Pire encore, des vérifications préliminaires révèlent une présomption de surfacturation de près de 50 % : le prix proposé par Manews Sarlu excéderait de moitié la facture pro forma de SMT. “ Quel que soit le niveau d’exécution financière, la moitié des sommes engagées apparaît comme présumée détournée. Il s’agit d’une situation révoltante face à la misère extrême des populations de la province ”, s’indigne LICOCO.

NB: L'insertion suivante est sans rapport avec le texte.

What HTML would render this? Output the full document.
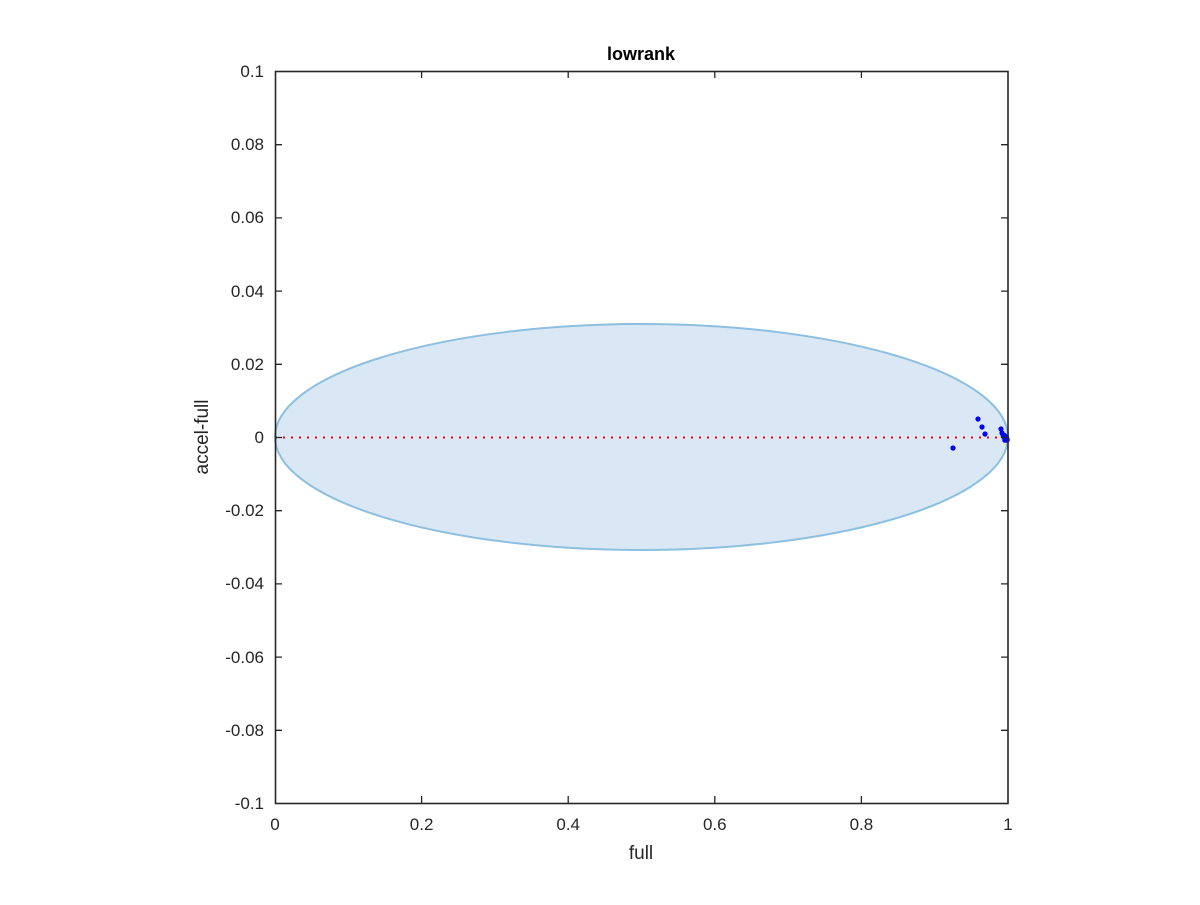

Le second dossier vise la construction d’un bâtiment destiné à abriter le nouveau siège de l’Assemblée provinciale, pour un coût de 6,557,940.85 dollars. Ici, l’attribution par entente directe, sans publicité préalable, soulève des soupçons de collusion avec l’entreprise attributaire. “L’attribution par entente directe, sans publicité préalable, d’un marché d’une telle importance nourrit le soupçon de collusion ”, note le document. LICOCO critique également l’inadéquation du budget : pour un bâtiment comportant un rez-de-chaussée et un seul étage à Matadi, le montant alloué semble disproportionné, ne devant pas excéder 6 millions de dollars, selon une analyse élémentaire. “ Une analyse élémentaire laisse entrevoir des arrangements illicites ayant conduit à une probable surfacturation et in fine à un détournement ”, précise la lettre.

Ces marchés ont été financés par un emprunt de 20 millions de dollars, autorisé par l’Assemblée provinciale sur la base d’une simple lettre du gouverneur, sans documents détaillés sur les affectations, priorités, coûts estimatifs ou capacité de remboursement. LICOCO avait déjà alerté l’Inspection Générale des Finances en amont, soulignant des “insuffisances potentiellement porteuses de risques fiduciaires majeurs”. Citant John Adams, l’ONG rappelle que “la liberté ne peut être préservée sans une vigilance générale de la société”.

Le gouvernorat du Kongo Central, quant à lui, n’a pas répondu à nos demandes de commentaires. Pour Ernest Mpararo, cette affaire est emblématique des défis de la décentralisation en RDC : “Agir ainsi contribuera à protéger nos institutions et à préserver la confiance que les citoyens leur accordent.”